The rules for the party
If you decide that you will cooperate in order to have a great party for your child, you should establish some ground rules. Do not expect that you can handle things as they come, but be aware that you are entering dangerous ground and therefore should take your precautions:

– Talk about what you will do to make the time before the party go smoothly so that the party will be a success
– Define parameters for problematic situations you will respond to
– Stay focused if the good mood changes
– Plan what you are doing, if the cooperation stops (eg. time out for a week)
– Clarify the details of the party, number of guests, budget, wine, dessert, cake table, etc.)
– Clarify who does what and when
– Be ready to compromise
– Accept that the festivities will not be exactly as you plan
– Remember that it is the child’s guests – all of them, so be financially generous regarding who should pay for the guests.

During the party
On the very day it is also good to be mentally prepared, so that you have a few tools ready in case the situation with the ex suddenly becomes difficult.

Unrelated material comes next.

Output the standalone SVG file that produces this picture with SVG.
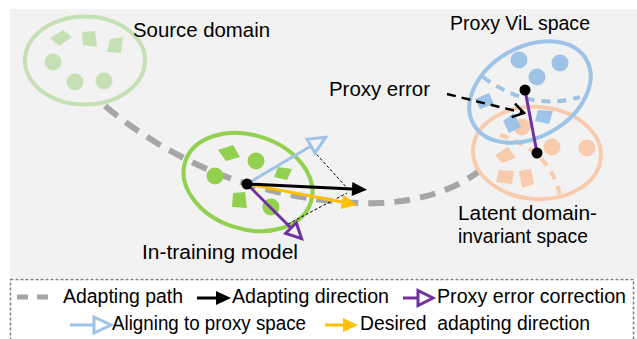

You must be prepared that both you and your ex will risk regressing back to your old roles forwards each other pushing the same old buttons. It is just as important to remember that your reactions to your ex often are an accumulation of previous and similar situations and feelings and not the current situation. So if you detect anger or irritation glooming, you can:

• Keep focused on your breathing for a few minutes, it removes the focus from your thoughts
• Take some time out by going the bathroom for a breather
• Ask yourself these questions: What is happening in reality? What are the facts here?
• Try to change focus
• Decide to leave your old role towards the ex behind and see things from the outside
• Rejoice in your own mind that you are no longer with your ex
• Immerse yourself in the lovely sight of the wonderful child

If anything – despite good planning – exceeds your control, you must consult your ex. But remember to stay neutral and don’t show anger. Be conscious not to make a big deal out of it and explain to your ex how you feel. If it is outside your influence to change what happened or was said let it go. Just explain how you feel and let it be. Then you have done your part and shown your limits, that’s all there is to it.

It is worth reminding yourself that you are not in any life threatening danger, although it might feel that way, but it is the THOUGHTS that create these violent emotions. Have positive images ready in your mind which makes you happy until the anger dissipates.

The child will no doubt appreciate that parents and fusion parents have made an effort to give him or her a good and joyous celebration.